- _Information provided_

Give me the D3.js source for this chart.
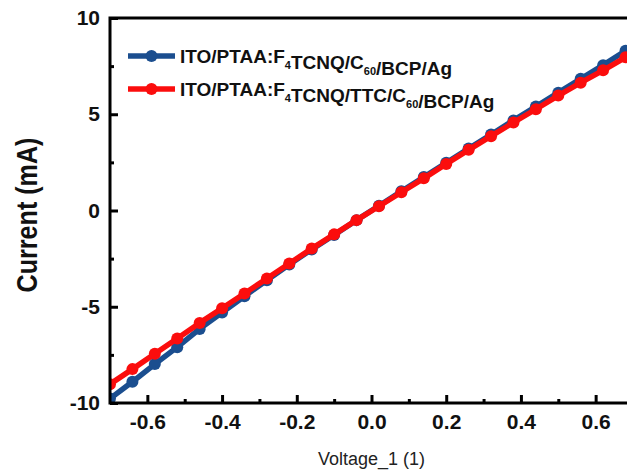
<!DOCTYPE html>
<html>
<head>
<meta charset="utf-8">
<script src="https://cdn.jsdelivr.net/npm/d3@7"></script>
<style>
  html, body { margin: 0; padding: 0; background: #fff; }
  svg { display: block; }
  text { font-family: "Liberation Sans", Arial, sans-serif; }
</style>
</head>
<body>
<svg id="chart"></svg>
<script>
// voltage steps (V)
const voltage = [-0.70, -0.64, -0.58, -0.52, -0.46, -0.40, -0.34, -0.28, -0.22, -0.16, -0.10, -0.04,
                 0.02, 0.08, 0.14, 0.20, 0.26, 0.32, 0.38, 0.44, 0.50, 0.56, 0.62, 0.68];
// current (mA) for each device
const currentRef = [-9.77, -8.90, -7.98, -7.10, -6.15, -5.30, -4.45, -3.62, -2.80, -2.02, -1.27, -0.50,
                    0.25, 1.00, 1.74, 2.48, 3.22, 3.95, 4.68, 5.40, 6.12, 6.84, 7.55, 8.30];
const currentTTC = [-9.02, -8.24, -7.44, -6.65, -5.84, -5.08, -4.31, -3.53, -2.75, -1.98, -1.24, -0.50,
                    0.22, 0.95, 1.67, 2.42, 3.15, 3.86, 4.57, 5.26, 5.97, 6.64, 7.28, 7.96];
const seriesNames = [
  ["ITO/PTAA:F", ["4"], "TCNQ/C", ["60"], "/BCP/Ag"],
  ["ITO/PTAA:F", ["4"], "TCNQ/TTC/C", ["60"], "/BCP/Ag"]
];
const seriesColors = ["#1b4e8f", "#fb0d0d"];
const xTicks = [-0.6, -0.4, -0.2, 0.0, 0.2, 0.4, 0.6];
const xMinor = [-0.5, -0.3, -0.1, 0.1, 0.3, 0.5];
const yTicks = [-10, -5, 0, 5, 10];
const yMinor = [-7.5, -2.5, 2.5, 7.5];

(function() {
  const W = 627, H = 473;
  const left = 110, right = 633, top = 18, bottom = 403;

  const svg = d3.select("#chart").attr("width", W).attr("height", H);

  const x = d3.scaleLinear().domain([-0.7, 0.7]).range([left, right]);
  const y = d3.scaleLinear().domain([-10, 10]).range([bottom, top]);

  svg.append("defs").append("clipPath").attr("id", "plotclip")
    .append("rect").attr("x", left).attr("y", top)
    .attr("width", right - left).attr("height", bottom - top);

  const series = [currentRef, currentTTC].map((vals, i) => ({
    color: seriesColors[i],
    pts: voltage.map((v, j) => [v, vals[j]])
  }));

  const line = d3.line().x(d => x(d[0])).y(d => y(d[1]));
  const plot = svg.append("g").attr("clip-path", "url(#plotclip)");

  series.forEach(s => {
    const g = plot.append("g");
    g.append("path").datum(s.pts)
      .attr("d", line).attr("fill", "none")
      .attr("stroke", s.color).attr("stroke-width", 5.5)
      .attr("stroke-linejoin", "round");
    g.selectAll("circle").data(s.pts).enter().append("circle")
      .attr("cx", d => x(d[0])).attr("cy", d => y(d[1]))
      .attr("r", 6).attr("fill", s.color);
  });

  // axes (ticks point inward)
  svg.append("g").attr("transform", `translate(0,${bottom})`)
    .call(d3.axisBottom(x).tickValues(xTicks).tickSize(-8).tickPadding(11)
      .tickFormat(d3.format(".1f")));
  svg.append("g").attr("transform", `translate(0,${bottom})`)
    .call(d3.axisBottom(x).tickValues(xMinor).tickSize(-4).tickFormat(""));

  svg.append("g").attr("transform", `translate(${left},0)`)
    .call(d3.axisLeft(y).tickValues(yTicks).tickSize(-8).tickPadding(10)
      .tickFormat(d3.format("d")));
  svg.append("g").attr("transform", `translate(${left},0)`)
    .call(d3.axisLeft(y).tickValues(yMinor).tickSize(-4).tickFormat(""));

  svg.selectAll(".domain").remove();
  svg.selectAll(".tick line").attr("stroke", "#000").attr("stroke-width", 3);
  svg.selectAll(".tick text")
    .attr("fill", "#111").attr("font-size", 21).attr("font-weight", "bold")
    .attr("font-family", "Liberation Sans, Arial, sans-serif")
    .text(function() { return d3.select(this).text().replace("\u2212", "-"); });

  // frame
  svg.append("rect")
    .attr("x", left).attr("y", top)
    .attr("width", right - left).attr("height", bottom - top)
    .attr("fill", "none").attr("stroke", "#000").attr("stroke-width", 3);

  // axis titles
  svg.append("text")
    .attr("x", (left + right) / 2).attr("y", 465)
    .attr("text-anchor", "middle").attr("font-size", 18).attr("fill", "#222")
    .text("Voltage_1 (1)");

  svg.append("text")
    .attr("transform", "translate(37,215) rotate(-90)")
    .attr("text-anchor", "middle").attr("font-size", 29).attr("font-weight", "bold")
    .attr("textLength", 155).attr("lengthAdjust", "spacingAndGlyphs")
    .attr("fill", "#111")
    .text("Current (mA)");

  // legend
  const legend = svg.append("g");
  seriesNames.forEach((parts, i) => {
    const ly = 56 + i * 33;
    legend.append("line")
      .attr("x1", 128).attr("x2", 175).attr("y1", ly).attr("y2", ly)
      .attr("stroke", seriesColors[i]).attr("stroke-width", 5.5);
    legend.append("circle")
      .attr("cx", 151.5).attr("cy", ly).attr("r", 6).attr("fill", seriesColors[i]);
    const t = legend.append("text")
      .attr("x", 180).attr("y", ly + 7)
      .attr("font-size", 19).attr("font-weight", "bold").attr("fill", "#111");
    parts.forEach(p => {
      if (Array.isArray(p)) {
        t.append("tspan").attr("font-size", 11).attr("dy", 6).text(p[0]);
        t.append("tspan").attr("dy", -6).text("");
      } else {
        t.append("tspan").text(p);
      }
    });
  });
})();
</script>
</body>
</html>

- _Set exercise_
Write out the listing above exactly as it stands, pictures excluded.

- _The reply_
Give me the D3.js source for this chart.
<!DOCTYPE html>
<html>
<head>
<meta charset="utf-8">
<script src="https://cdn.jsdelivr.net/npm/d3@7"></script>
<style>
  html, body { margin: 0; padding: 0; background: #fff; }
  svg { display: block; }
  text { font-family: "Liberation Sans", Arial, sans-serif; }
</style>
</head>
<body>
<svg id="chart"></svg>
<script>
// voltage steps (V)
const voltage = [-0.70, -0.64, -0.58, -0.52, -0.46, -0.40, -0.34, -0.28, -0.22, -0.16, -0.10, -0.04,
                 0.02, 0.08, 0.14, 0.20, 0.26, 0.32, 0.38, 0.44, 0.50, 0.56, 0.62, 0.68];
// current (mA) for each device
const currentRef = [-9.77, -8.90, -7.98, -7.10, -6.15, -5.30, -4.45, -3.62, -2.80, -2.02, -1.27, -0.50,
                    0.25, 1.00, 1.74, 2.48, 3.22, 3.95, 4.68, 5.40, 6.12, 6.84, 7.55, 8.30];
const currentTTC = [-9.02, -8.24, -7.44, -6.65, -5.84, -5.08, -4.31, -3.53, -2.75, -1.98, -1.24, -0.50,
                    0.22, 0.95, 1.67, 2.42, 3.15, 3.86, 4.57, 5.26, 5.97, 6.64, 7.28, 7.96];
const seriesNames = [
  ["ITO/PTAA:F", ["4"], "TCNQ/C", ["60"], "/BCP/Ag"],
  ["ITO/PTAA:F", ["4"], "TCNQ/TTC/C", ["60"], "/BCP/Ag"]
];
const seriesColors = ["#1b4e8f", "#fb0d0d"];
const xTicks = [-0.6, -0.4, -0.2, 0.0, 0.2, 0.4, 0.6];
const xMinor = [-0.5, -0.3, -0.1, 0.1, 0.3, 0.5];
const yTicks = [-10, -5, 0, 5, 10];
const yMinor = [-7.5, -2.5, 2.5, 7.5];

(function() {
  const W = 627, H = 473;
  const left = 110, right = 633, top = 18, bottom = 403;

  const svg = d3.select("#chart").attr("width", W).attr("height", H);

  const x = d3.scaleLinear().domain([-0.7, 0.7]).range([left, right]);
  const y = d3.scaleLinear().domain([-10, 10]).range([bottom, top]);

  svg.append("defs").append("clipPath").attr("id", "plotclip")
    .append("rect").attr("x", left).attr("y", top)
    .attr("width", right - left).attr("height", bottom - top);

  const series = [currentRef, currentTTC].map((vals, i) => ({
    color: seriesColors[i],
    pts: voltage.map((v, j) => [v, vals[j]])
  }));

  const line = d3.line().x(d => x(d[0])).y(d => y(d[1]));
  const plot = svg.append("g").attr("clip-path", "url(#plotclip)");

  series.forEach(s => {
    const g = plot.append("g");
    g.append("path").datum(s.pts)
      .attr("d", line).attr("fill", "none")
      .attr("stroke", s.color).attr("stroke-width", 5.5)
      .attr("stroke-linejoin", "round");
    g.selectAll("circle").data(s.pts).enter().append("circle")
      .attr("cx", d => x(d[0])).attr("cy", d => y(d[1]))
      .attr("r", 6).attr("fill", s.color);
  });

  // axes (ticks point inward)
  svg.append("g").attr("transform", `translate(0,${bottom})`)
    .call(d3.axisBottom(x).tickValues(xTicks).tickSize(-8).tickPadding(11)
      .tickFormat(d3.format(".1f")));
  svg.append("g").attr("transform", `translate(0,${bottom})`)
    .call(d3.axisBottom(x).tickValues(xMinor).tickSize(-4).tickFormat(""));

  svg.append("g").attr("transform", `translate(${left},0)`)
    .call(d3.axisLeft(y).tickValues(yTicks).tickSize(-8).tickPadding(10)
      .tickFormat(d3.format("d")));
  svg.append("g").attr("transform", `translate(${left},0)`)
    .call(d3.axisLeft(y).tickValues(yMinor).tickSize(-4).tickFormat(""));

  svg.selectAll(".domain").remove();
  svg.selectAll(".tick line").attr("stroke", "#000").attr("stroke-width", 3);
  svg.selectAll(".tick text")
    .attr("fill", "#111").attr("font-size", 21).attr("font-weight", "bold")
    .attr("font-family", "Liberation Sans, Arial, sans-serif")
    .text(function() { return d3.select(this).text().replace("\u2212", "-"); });

  // frame
  svg.append("rect")
    .attr("x", left).attr("y", top)
    .attr("width", right - left).attr("height", bottom - top)
    .attr("fill", "none").attr("stroke", "#000").attr("stroke-width", 3);

  // axis titles
  svg.append("text")
    .attr("x", (left + right) / 2).attr("y", 465)
    .attr("text-anchor", "middle").attr("font-size", 18).attr("fill", "#222")
    .text("Voltage_1 (1)");

  svg.append("text")
    .attr("transform", "translate(37,215) rotate(-90)")
    .attr("text-anchor", "middle").attr("font-size", 29).attr("font-weight", "bold")
    .attr("textLength", 155).attr("lengthAdjust", "spacingAndGlyphs")
    .attr("fill", "#111")
    .text("Current (mA)");

  // legend
  const legend = svg.append("g");
  seriesNames.forEach((parts, i) => {
    const ly = 56 + i * 33;
    legend.append("line")
      .attr("x1", 128).attr("x2", 175).attr("y1", ly).attr("y2", ly)
      .attr("stroke", seriesColors[i]).attr("stroke-width", 5.5);
    legend.append("circle")
      .attr("cx", 151.5).attr("cy", ly).attr("r", 6).attr("fill", seriesColors[i]);
    const t = legend.append("text")
      .attr("x", 180).attr("y", ly + 7)
      .attr("font-size", 19).attr("font-weight", "bold").attr("fill", "#111");
    parts.forEach(p => {
      if (Array.isArray(p)) {
        t.append("tspan").attr("font-size", 11).attr("dy", 6).text(p[0]);
        t.append("tspan").attr("dy", -6).text("");
      } else {
        t.append("tspan").text(p);
      }
    });
  });
})();
</script>
</body>
</html>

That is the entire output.